Rejection of his paper might have frustrated Bose but he sent it to Albert Einstein himself, with a request to arrange its publication in 'Zeitschrift für Physik'. In his letter dated June 4, 1924, Bose wrote, according to Vigyan Prasar:
I have ventured to send you the accompanying article for your perusal and opinion. I am anxious to know what you think of it. You will see that I have tried to deduce the coefficient 8p v2/c3 in Plank's Law independent of classical electrodynamics, only assuming that the elementary regions in the phase-space has the content h3. I do not know sufficient German to translate the paper. If you think the paper worth publication I shall be grateful if you arrange for its publication in Zeitschrift für Physic.
Though a complete stranger to you, I do not feel any hesitation in making such a request. Because we are all your pupils though profiting only by your teachings through your writings. I do not know whether you still remember that somebody from Calcutta asked your permission to translate your papers on Relativity in English. You acceded to the request. The book has since published. I was the one who translated your paper on Generalised Relativity.
Einstein immediately grasped the immense significance of Bose's paper, translated it into German and published it in the August 1924 issue of Zeitschrift für Physik under the title, Plancksgesetz Lichtquantenhypothese (the English title was Planck's Law and Light Quantum Hypothesis). He also added the following comment to Bose's article:
Bose's derivative of Planck's formula appears to me to be an important step forward. The method used here gives also the quantum theory of an ideal gas, as I shall show elsewhere.
Einstein later applied Bose's method to give the theory of the ideal quantum gas, and predicted the phenomenon of Bose-Einstein condensation that became a basis of quantum mechanics.

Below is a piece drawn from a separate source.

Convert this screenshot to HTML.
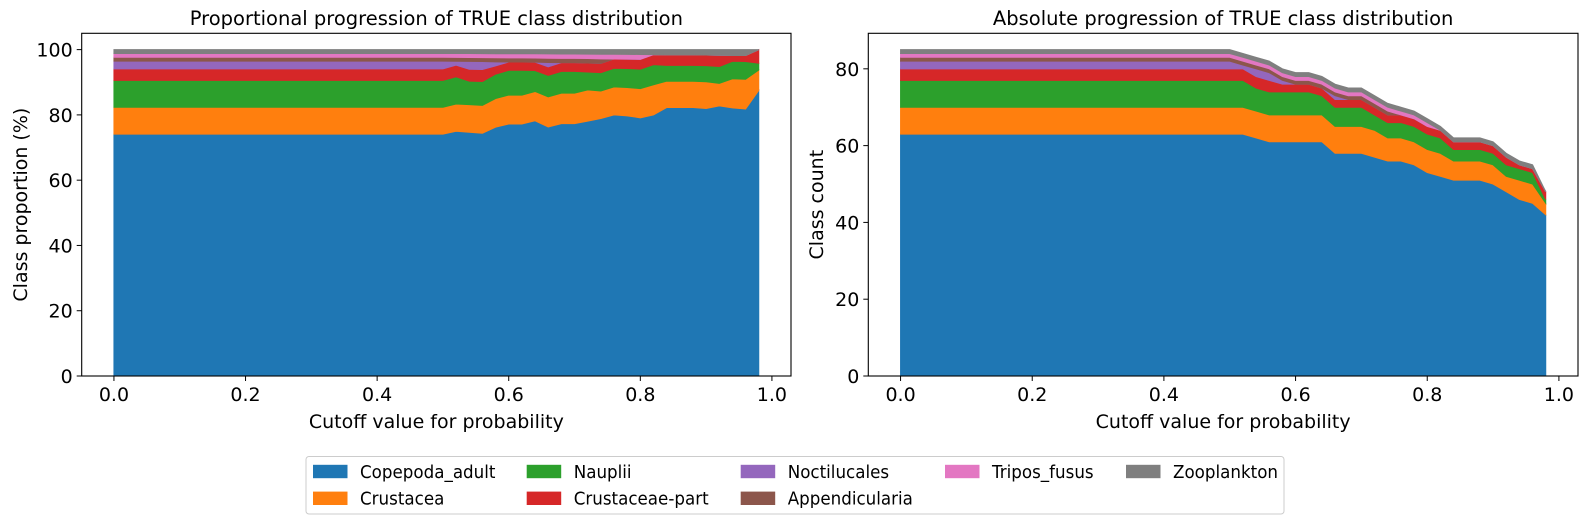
<!DOCTYPE html>
<html><head><meta charset="utf-8"><style>
body{margin:0;background:#fff}
svg text{font-family:"DejaVu Sans","Liberation Sans",sans-serif;fill:#000}
</style></head><body>
<svg id="fig" width="1589" height="524" viewBox="0 0 1589 524" xmlns="http://www.w3.org/2000/svg"></svg>
<script>
const cutoffs = Array.from({length:50},(_,i)=>+(i*0.02).toFixed(2));
const classNames = ["Copepoda_adult","Crustacea","Nauplii","Crustaceae-part","Noctilucales","Appendicularia","Tripos_fusus","Zooplankton"];
const classColors = ["#1f77b4","#ff7f0e","#2ca02c","#d62728","#9467bd","#8c564b","#e377c2","#7f7f7f"];
const rep=(v,n)=>Array(n).fill(v);
const copepoda = [...rep(63,25),63,63,62,61,61,61,61,61,58,58,58,57,56,56,55,53,52,51,51,51,50,48,46,45,42];
const crustacea = [...rep(7,25),7,7,7,7,7,7,7,7,7,7,7,7,6,6,6,6,6,5,5,5,5,4,5,5,3];
const nauplii = [...rep(7,25),7,7,6,6,6,6,6,5,5,5,5,4,4,4,4,4,4,3,3,3,3,3,3,3,1];
const crustPart = [...rep(3,25),3,3,3,3,2,2,2,2,2,2,2,2,2,2,2,2,2,2,2,2,2,2,1,1,2];
const noctilucales = [...rep(2,25),2,1,2,2,1,0,0,0,1,0,0,0,0,0,0,0,0,0,0,0,0,0,0,0,0];
const appendicularia = [...rep(1,25),1,1,1,1,1,1,1,1,1,1,1,1,1,0,0,0,0,0,0,0,0,0,0,0,0];
const triposFusus = [...rep(1,25),1,1,1,1,1,1,1,1,1,1,1,1,1,1,1,1,0,0,0,0,0,0,0,0,0];
const zooplankton = [...rep(1,25),1,1,1,1,1,1,1,1,1,1,1,1,1,1,1,1,1,1,1,1,1,1,1,1,0];
const series = [copepoda,crustacea,nauplii,crustPart,noctilucales,appendicularia,triposFusus,zooplankton];
const xTicks = [0,0.2,0.4,0.6,0.8,1.0];
const yTicksProp = [0,20,40,60,80,100];
const yTicksCount = [0,20,40,60,80];

const NS="http://www.w3.org/2000/svg";
const svg=document.getElementById('fig');
function mk(tag,attrs,parent){const e=document.createElementNS(NS,tag);for(const k in attrs)e.setAttribute(k,attrs[k]);(parent||svg).appendChild(e);return e;}

function drawPanel(cfg){
  const {L,R,T,B,ymax,yTicks,vals,title,ylabel,name,ylabX}=cfg;
  const g=mk('g',{});
  
  
  const xmin=-0.049,xmax=1.029;
  const X=v=>L+(v-xmin)/(xmax-xmin)*(R-L);
  const Y=v=>B-v/ymax*(B-T);
  let base=cutoffs.map(()=>0);
  vals.forEach((s,k)=>{
    const top=base.map((b,i)=>b+s[i]);
    let pts=cutoffs.map((c,i)=>X(c)+','+Y(top[i]));
    for(let i=cutoffs.length-1;i>=0;i--)pts.push(X(cutoffs[i])+','+Y(base[i]));
    const p=mk('polygon',{points:pts.join(' '),fill:classColors[k],stroke:classColors[k],'stroke-width':1},g);
    
    
    base=top;
  });
  mk('rect',{x:L,y:T,width:R-L,height:B-T,fill:'none',stroke:'#000','stroke-width':1.1},g);
  xTicks.forEach(t=>{
    mk('line',{x1:X(t),x2:X(t),y1:B,y2:B+5,stroke:'#000'},g);
    const tx=mk('text',{x:X(t),y:B+25,'text-anchor':'middle','font-size':19},g);
    tx.textContent=t.toFixed(1);
    
    
  });
  yTicks.forEach(t=>{
    mk('line',{x1:L-5,x2:L,y1:Y(t),y2:Y(t),stroke:'#000'},g);
    const tx=mk('text',{x:L-9,y:Y(t)+7,'text-anchor':'end','font-size':19},g);
    tx.textContent=t;
    
    
  });
  const ti=mk('text',{x:(L+R)/2,y:25,'text-anchor':'middle','font-size':19.5},g);
  ti.textContent=title;
  
  
  const xl=mk('text',{x:(L+R)/2,y:B+52,'text-anchor':'middle','font-size':19},g);
  xl.textContent='Cutoff value for probability';
  
  
  const yl=mk('text',{x:ylabX,y:(T+B)/2,'text-anchor':'middle','font-size':19,transform:`rotate(-90 ${ylabX} ${(T+B)/2})`},g);
  yl.textContent=ylabel;
  
  
}

const totals=cutoffs.map((_,i)=>series.reduce((a,s)=>a+s[i],0));
const props=series.map(s=>s.map((v,i)=>v/totals[i]*100));
drawPanel({L:81.7,R:791,T:33.3,B:376,ymax:105,yTicks:yTicksProp,vals:props,title:'Proportional progression of TRUE class distribution',ylabel:'Class proportion (%)',name:'proportion-chart',ylabX:27});
const maxTot=Math.max(...totals);
drawPanel({L:868.3,R:1578,T:33.3,B:376,ymax:maxTot*1.05,yTicks:yTicksCount,vals:series,title:'Absolute progression of TRUE class distribution',ylabel:'Class count',name:'count-chart',ylabX:823});

// legend (column-major, 5 columns: 2,2,2,1,1)
const lg=mk('g',{});


mk('rect',{x:306,y:456.5,width:978,height:57.5,rx:3,fill:'#fff',stroke:'#ccc'},lg);
const colX=[313,526.7,740.7,945,1126];
const slots=[[0,0],[0,1],[1,0],[1,1],[2,0],[2,1],[3,0],[4,0]];
classNames.forEach((n,k)=>{
  const [col,row]=slots[k];
  const cy=row?498.3:471.5;
  const e=mk('g',{},lg);
  
  
  mk('rect',{x:colX[col],y:cy-6.7,width:34.5,height:13.4,fill:classColors[k]},e);
  const tx=colX[col]+47;
  const t=mk('text',{x:0,y:0,'font-size':17.5,transform:`translate(${tx} ${cy+6.3}) scale(0.955 1)`},e);
  t.textContent=n;
});
</script>
</body></html>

As Amit Chaudhuri explains in The Guardian, Einstein saw that it had profound implications for physics; that it had opened the way for this subatomic particle, which he named, after his Indian collaborator, 'boson'.
Bose's discovery, along with its subsequent development by the Italian physicist Enrico Fermi, provided the basis of categorizing the fundamental particles into two groups - bosons after Bose and fermions after Fermi.
Bosons include particles like photons and mesons. A single atom can be tracked, but not a single photon. When a Bose-Einstein Condensate is performed, all the individual atoms disappear. What emerge instead are the subatomic particles, all becoming bosons.
The Human Touch Of Chemistry has this to say:
One kind of boson is the Higgs boson. It is described by physicists in theory, but none has ever seen one yet. So physicists have built a huge special machine called the Large Hadron Collider. It is a circular tunnel 27 km underneath the Swiss mountains, and cost $9 billion to build. All to find a tiny particle, predicted by a mistake!
In the sequel to Bose's great input to the discovery, there are some other significant contributions from India as well. Scientists from Delhi University teamed up with Bhabha Atomic Research Centre (BARC) in the development of 1,000 silicon microstrip detectors for the Compact Muon Solenoid (CMS) experiment. While scientists from Kolkata's Saha Institute Of Nuclear Physics (SINP), Panjab University and Tata Institute of Fundamental Research assisted with equipment and research.
The Indian groups participated in the detector fabrication in two areas - silicon strip detector based preshower detector (Si-PSD) and plastic scintillator based outer hadron calorimeter (HO). These detectors were manufactured in India and taken to CERN to be installed as part of the CMS detector.